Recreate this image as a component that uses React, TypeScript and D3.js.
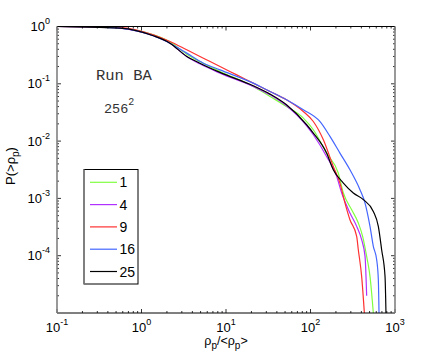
--
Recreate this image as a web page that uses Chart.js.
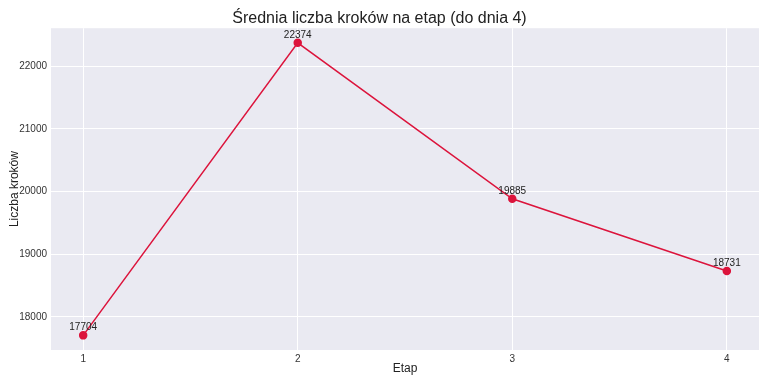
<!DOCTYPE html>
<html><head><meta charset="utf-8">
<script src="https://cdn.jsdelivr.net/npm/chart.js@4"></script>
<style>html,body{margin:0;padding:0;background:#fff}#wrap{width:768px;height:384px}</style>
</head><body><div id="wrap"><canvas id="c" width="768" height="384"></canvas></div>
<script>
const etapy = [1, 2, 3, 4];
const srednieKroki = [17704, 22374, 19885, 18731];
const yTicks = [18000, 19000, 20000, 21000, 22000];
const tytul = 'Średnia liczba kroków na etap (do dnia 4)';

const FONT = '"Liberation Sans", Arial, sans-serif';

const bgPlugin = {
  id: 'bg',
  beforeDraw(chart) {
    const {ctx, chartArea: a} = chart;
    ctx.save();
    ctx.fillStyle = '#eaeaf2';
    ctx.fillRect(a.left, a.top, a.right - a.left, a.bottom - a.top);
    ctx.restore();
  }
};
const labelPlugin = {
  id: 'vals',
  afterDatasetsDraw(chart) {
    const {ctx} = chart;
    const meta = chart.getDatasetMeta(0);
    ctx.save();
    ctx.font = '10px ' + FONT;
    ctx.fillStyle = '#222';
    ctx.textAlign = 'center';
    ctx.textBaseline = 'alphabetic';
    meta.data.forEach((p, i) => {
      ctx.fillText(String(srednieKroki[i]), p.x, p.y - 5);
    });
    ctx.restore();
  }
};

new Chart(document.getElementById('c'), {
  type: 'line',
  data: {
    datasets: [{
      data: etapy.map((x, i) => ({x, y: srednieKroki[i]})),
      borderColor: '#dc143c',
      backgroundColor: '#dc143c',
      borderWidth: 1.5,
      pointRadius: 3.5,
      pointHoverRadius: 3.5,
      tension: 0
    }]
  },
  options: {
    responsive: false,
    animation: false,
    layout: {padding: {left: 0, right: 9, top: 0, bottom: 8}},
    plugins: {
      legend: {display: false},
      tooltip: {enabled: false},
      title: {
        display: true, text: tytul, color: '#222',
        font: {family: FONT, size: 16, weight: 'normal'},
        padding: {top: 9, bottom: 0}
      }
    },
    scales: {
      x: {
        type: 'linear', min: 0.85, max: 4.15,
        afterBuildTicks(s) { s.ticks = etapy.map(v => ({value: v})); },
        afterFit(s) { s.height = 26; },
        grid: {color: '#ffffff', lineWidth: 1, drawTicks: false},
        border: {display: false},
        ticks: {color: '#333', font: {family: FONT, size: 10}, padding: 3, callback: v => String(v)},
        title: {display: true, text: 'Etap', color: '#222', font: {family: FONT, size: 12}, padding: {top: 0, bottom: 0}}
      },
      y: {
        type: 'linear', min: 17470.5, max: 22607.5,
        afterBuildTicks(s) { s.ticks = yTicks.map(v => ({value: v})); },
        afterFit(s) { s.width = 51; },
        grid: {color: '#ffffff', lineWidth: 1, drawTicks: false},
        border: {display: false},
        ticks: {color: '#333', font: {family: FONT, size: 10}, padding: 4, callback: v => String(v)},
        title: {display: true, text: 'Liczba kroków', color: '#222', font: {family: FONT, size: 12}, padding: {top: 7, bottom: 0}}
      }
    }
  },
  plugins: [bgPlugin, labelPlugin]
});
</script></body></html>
==
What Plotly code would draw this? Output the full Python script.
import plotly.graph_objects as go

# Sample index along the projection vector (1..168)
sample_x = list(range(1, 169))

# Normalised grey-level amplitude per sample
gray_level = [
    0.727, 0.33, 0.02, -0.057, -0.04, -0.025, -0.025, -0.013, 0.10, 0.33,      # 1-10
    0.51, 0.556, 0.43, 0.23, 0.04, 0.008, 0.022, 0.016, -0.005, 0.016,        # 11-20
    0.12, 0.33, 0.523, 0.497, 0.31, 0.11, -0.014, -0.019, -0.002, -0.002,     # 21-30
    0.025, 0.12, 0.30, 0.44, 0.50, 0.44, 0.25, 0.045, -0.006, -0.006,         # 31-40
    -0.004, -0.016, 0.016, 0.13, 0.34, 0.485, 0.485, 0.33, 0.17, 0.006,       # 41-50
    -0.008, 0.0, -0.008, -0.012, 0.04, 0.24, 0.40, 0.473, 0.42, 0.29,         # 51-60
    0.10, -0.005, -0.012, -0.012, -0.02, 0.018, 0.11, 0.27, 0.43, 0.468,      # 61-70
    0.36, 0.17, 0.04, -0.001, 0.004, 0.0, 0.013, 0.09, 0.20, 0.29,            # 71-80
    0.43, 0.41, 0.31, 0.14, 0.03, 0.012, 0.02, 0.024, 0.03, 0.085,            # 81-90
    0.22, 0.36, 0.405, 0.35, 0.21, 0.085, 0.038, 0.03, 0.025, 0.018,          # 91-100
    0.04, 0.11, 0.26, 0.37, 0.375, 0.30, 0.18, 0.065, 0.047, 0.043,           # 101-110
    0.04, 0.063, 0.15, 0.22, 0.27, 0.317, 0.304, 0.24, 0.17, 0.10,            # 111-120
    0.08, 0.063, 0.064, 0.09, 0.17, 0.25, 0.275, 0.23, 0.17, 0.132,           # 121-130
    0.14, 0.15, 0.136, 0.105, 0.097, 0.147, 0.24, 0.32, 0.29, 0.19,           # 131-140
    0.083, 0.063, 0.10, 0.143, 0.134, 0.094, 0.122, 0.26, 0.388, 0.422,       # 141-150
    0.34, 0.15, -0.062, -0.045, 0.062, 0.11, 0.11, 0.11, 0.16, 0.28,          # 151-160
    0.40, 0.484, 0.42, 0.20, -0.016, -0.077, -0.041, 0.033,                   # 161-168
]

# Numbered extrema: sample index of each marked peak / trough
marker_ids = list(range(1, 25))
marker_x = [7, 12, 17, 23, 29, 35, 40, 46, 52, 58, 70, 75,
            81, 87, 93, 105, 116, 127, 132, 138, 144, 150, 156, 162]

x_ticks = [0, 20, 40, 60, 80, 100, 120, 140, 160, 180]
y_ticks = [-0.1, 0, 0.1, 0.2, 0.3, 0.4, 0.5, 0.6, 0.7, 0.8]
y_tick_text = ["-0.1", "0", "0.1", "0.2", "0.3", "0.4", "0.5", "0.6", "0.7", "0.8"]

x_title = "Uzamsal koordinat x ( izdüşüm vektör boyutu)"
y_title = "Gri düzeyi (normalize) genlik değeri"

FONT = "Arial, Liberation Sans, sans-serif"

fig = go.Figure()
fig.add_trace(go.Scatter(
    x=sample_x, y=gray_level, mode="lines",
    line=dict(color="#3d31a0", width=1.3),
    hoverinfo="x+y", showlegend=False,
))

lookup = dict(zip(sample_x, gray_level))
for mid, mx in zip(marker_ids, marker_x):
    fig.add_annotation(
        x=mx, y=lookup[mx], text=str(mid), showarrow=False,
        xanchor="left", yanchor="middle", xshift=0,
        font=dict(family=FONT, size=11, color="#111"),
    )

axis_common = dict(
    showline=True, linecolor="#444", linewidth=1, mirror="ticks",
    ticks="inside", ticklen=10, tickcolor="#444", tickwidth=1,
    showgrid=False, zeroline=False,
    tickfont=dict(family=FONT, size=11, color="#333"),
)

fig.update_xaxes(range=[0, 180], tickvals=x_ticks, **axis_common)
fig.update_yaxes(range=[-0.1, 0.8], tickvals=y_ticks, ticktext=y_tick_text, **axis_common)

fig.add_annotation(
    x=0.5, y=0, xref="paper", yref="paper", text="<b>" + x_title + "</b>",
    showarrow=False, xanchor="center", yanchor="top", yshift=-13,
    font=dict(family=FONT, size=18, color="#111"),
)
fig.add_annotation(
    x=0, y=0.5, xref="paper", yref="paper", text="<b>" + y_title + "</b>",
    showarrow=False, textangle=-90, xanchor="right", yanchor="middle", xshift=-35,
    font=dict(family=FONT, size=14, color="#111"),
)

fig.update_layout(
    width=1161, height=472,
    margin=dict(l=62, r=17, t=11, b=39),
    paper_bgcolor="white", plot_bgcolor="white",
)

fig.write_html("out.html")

(Given instruction) Repeat exactly the lines from the one containing "What Plotly code" through the one containing "sample_x = list(range(1, 169))", both included, and nothing else.

(Solved exercise)
What Plotly code would draw this? Output the full Python script.
import plotly.graph_objects as go

# Sample index along the projection vector (1..168)
sample_x = list(range(1, 169))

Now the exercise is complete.